(Photo courtesy of NetPS Plant Finder)
Height: 40 feet
Spread: 30 feet
Hardiness Zone: 3
Other Names: David Elm
A medium sized tree with an artistic, spreading habit of growth and pendant branches, beautiful when mature; hardy and adaptable, notably smaller than American elm, makes a great lawn tree for home landscapes; resistant to Dutch elm disease
Japanese Elm has dark green foliage throughout the season. The serrated pointy leaves turn an outstanding yellow in the fall. Neither the flowers nor the fruit are ornamentally significant.
Japanese Elm is a deciduous tree with an upright spreading habit of growth. Its relatively fine texture sets it apart from other landscape plants with less refined foliage.
This is a relatively low maintenance tree, and is best pruned in late winter once the threat of extreme cold has passed. It has no significant negative characteristics.

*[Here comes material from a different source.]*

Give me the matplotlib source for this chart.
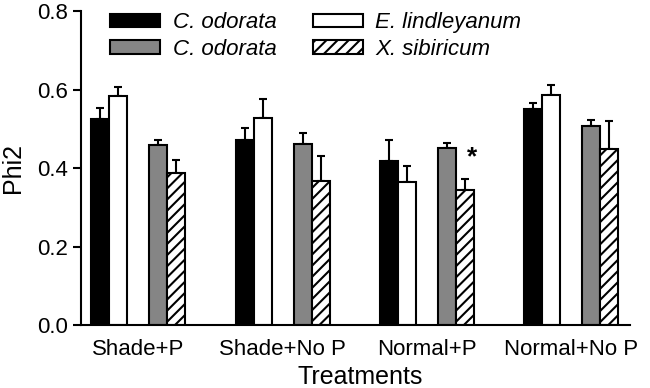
import matplotlib
matplotlib.use("Agg")
import matplotlib.pyplot as plt
import numpy as np
from matplotlib.patches import Patch

plt.rcParams['font.family'] = ['Liberation Sans', 'DejaVu Sans']
plt.rcParams['hatch.linewidth'] = 1.5

treatments = ["Shade+P", "Shade+No P", "Normal+P", "Normal+No P"]
series_labels = ["C. odorata", "E. lindleyanum", "C. odorata", "X. sibiricum"]
co_black = [0.526, 0.471, 0.419, 0.551]
co_black_err = [0.027, 0.032, 0.053, 0.014]
el_white = [0.584, 0.528, 0.365, 0.587]
el_white_err = [0.024, 0.049, 0.041, 0.026]
co_gray = [0.458, 0.462, 0.452, 0.508]
co_gray_err = [0.013, 0.027, 0.012, 0.015]
xs_hatch = [0.387, 0.367, 0.344, 0.449]
xs_hatch_err = [0.034, 0.064, 0.028, 0.070]

fig = plt.figure(figsize=(6.5, 3.88), dpi=100)
ax = fig.add_axes([0.1246, 0.1624, 0.8444, 0.8086])

x = np.arange(len(treatments))
w = 0.125
half_gap = 0.076
offsets = [-half_gap - 1.5 * w, -half_gap - 0.5 * w, half_gap + 0.5 * w, half_gap + 1.5 * w]
vals = [co_black, el_white, co_gray, xs_hatch]
errs = [co_black_err, el_white_err, co_gray_err, xs_hatch_err]
faces = ["black", "white", "#858585", "white"]
hatches = [None, None, None, "///"]

for v, e, off, fc, h in zip(vals, errs, offsets, faces, hatches):
    ax.bar(x + off, v, width=w, color=fc, edgecolor="black", linewidth=1.5,
           hatch=h, zorder=2)
    ax.errorbar(x + off, v, yerr=[np.zeros(len(e)), e], fmt="none",
                ecolor="black", elinewidth=1.5, capsize=2.8, capthick=1.5, zorder=1)

# significance marker
ax.text(x[2] + offsets[3] + 0.05, xs_hatch[2] + xs_hatch_err[2] + 0.055, "*",
        fontsize=19, fontweight="bold", ha="center", va="center")

ax.set_xlim(-0.398, 3.406)
ax.set_ylim(0, 0.8)
ax.set_yticks([0.0, 0.2, 0.4, 0.6, 0.8])
ax.set_yticklabels(["0.0", "0.2", "0.4", "0.6", "0.8"])
ax.set_xticks(x)
ax.set_xticklabels(treatments)
ax.tick_params(axis="x", length=0, labelsize=16, pad=10)
ax.tick_params(axis="y", length=6, width=1.5, labelsize=16, direction="out", pad=3)
for s in ["top", "right"]:
    ax.spines[s].set_visible(False)
for s in ["left", "bottom"]:
    ax.spines[s].set_linewidth(1.5)

ax.set_xlabel("Treatments", fontsize=18)
ax.set_ylabel("Phi2", fontsize=18)
ax.xaxis.set_label_coords(0.509, -0.126)
ax.yaxis.set_label_coords(-0.102, 0.5)

handles = [Patch(facecolor="black", edgecolor="black", linewidth=1.5),
           Patch(facecolor="#858585", edgecolor="black", linewidth=1.5),
           Patch(facecolor="white", edgecolor="black", linewidth=1.5),
           Patch(facecolor="white", edgecolor="black", linewidth=1.5, hatch="///")]
labels = [series_labels[0], series_labels[2], series_labels[1], series_labels[3]]
leg = ax.legend(handles, labels, ncol=2, loc="upper left", bbox_to_anchor=(0.017, 1.06),
                frameon=False, handlelength=2.25, handleheight=0.58, prop={"style": "italic", "size": 16},
                columnspacing=1.6, handletextpad=0.58, labelspacing=0.25)

fig.savefig("out.png", dpi=100)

Japanese Elm is recommended for the following landscape applications;
Planting & Growing
Japanese Elm will grow to be about 40 feet tall at maturity, with a spread of 30 feet. It has a high canopy with a typical clearance of 6 feet from the ground, and should not be planted underneath power lines. As it matures, the lower branches of this tree can be strategically removed to create a high enough canopy to support unobstructed human traffic underneath. It grows at a fast rate, and under ideal conditions can be expected to live for 70 years or more.
This tree should only be grown in full sunlight. It is very adaptable to both dry and moist locations, and should do just fine under average home landscape conditions. It is not particular as to soil type or pH, and is able to handle environmental salt. It is highly tolerant of urban pollution and will even thrive in inner city environments. This species is not originally from North America.